Part 1 of the book is a concise introduction to the spectral theory of unbounded operators. Only those topics that will be needed for later applications are covered. The spectral theorem is a central topic in this approach and is introduced at an early stage. Part 2 starts with the free Schrödinger equation and computes the free resolvent and time evolution. Position, momentum, and angular momentum are discussed via algebraic methods. Various mathematical methods are developed, which are then used to compute the spectrum of the hydrogen atom. Further topics include the nondegeneracy of the ground state, spectra of atoms, and scattering theory.
This book serves as a self-contained introduction to spectral theory of unbounded operators in Hilbert space with full proofs and minimal prerequisites: Only a solid knowledge of advanced calculus and a one-semester introduction to complex analysis are required. In particular, no functional analysis and no Lebesgue integration theory are assumed. It develops the mathematical tools necessary to prove some key results in nonrelativistic quantum mechanics.
Mathematical Methods in Quantum Mechanics is intended for beginning graduate students in both mathematics and physics and provides a solid foundation for reading more advanced books and current research literature.

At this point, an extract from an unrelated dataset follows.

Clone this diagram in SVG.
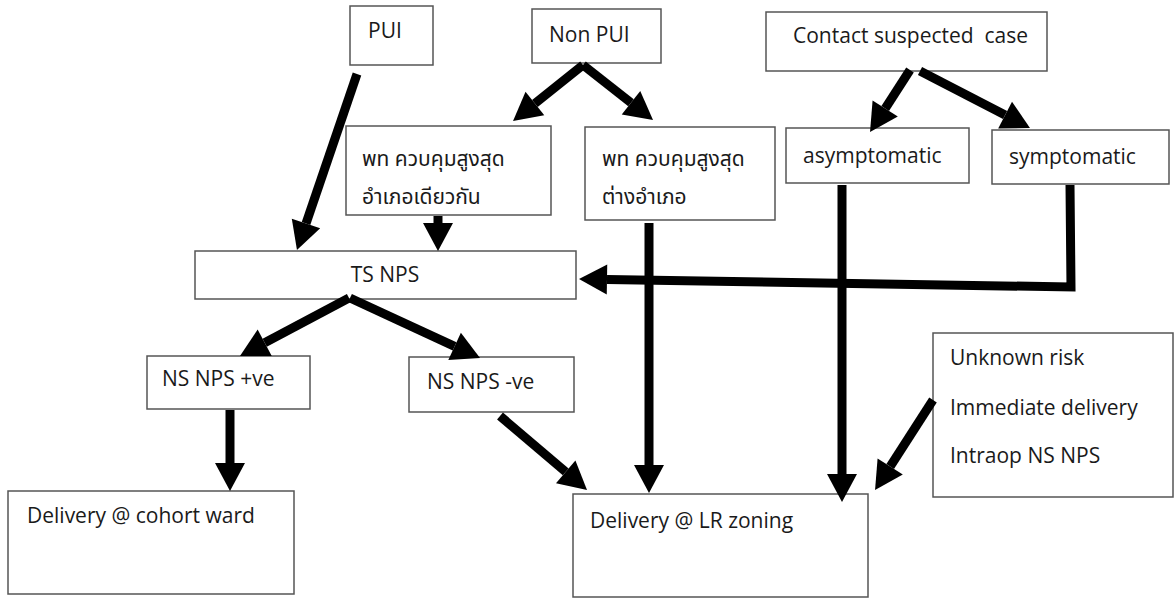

This new edition has additions and improvements throughout the book to make the presentation more student friendly.
The book is written in a very clear and compact style. It is well suited for self-study and includes numerous exercises (many with hints).
The author presents this material in a very clear and detailed way and supplements it by numerous exercises. This makes the book a nice introduction to this exciting field of mathematics.
Graduate students and research mathematicians interested in spectral theory and quantum mechanics, with an emphasis on Schrödinger operators.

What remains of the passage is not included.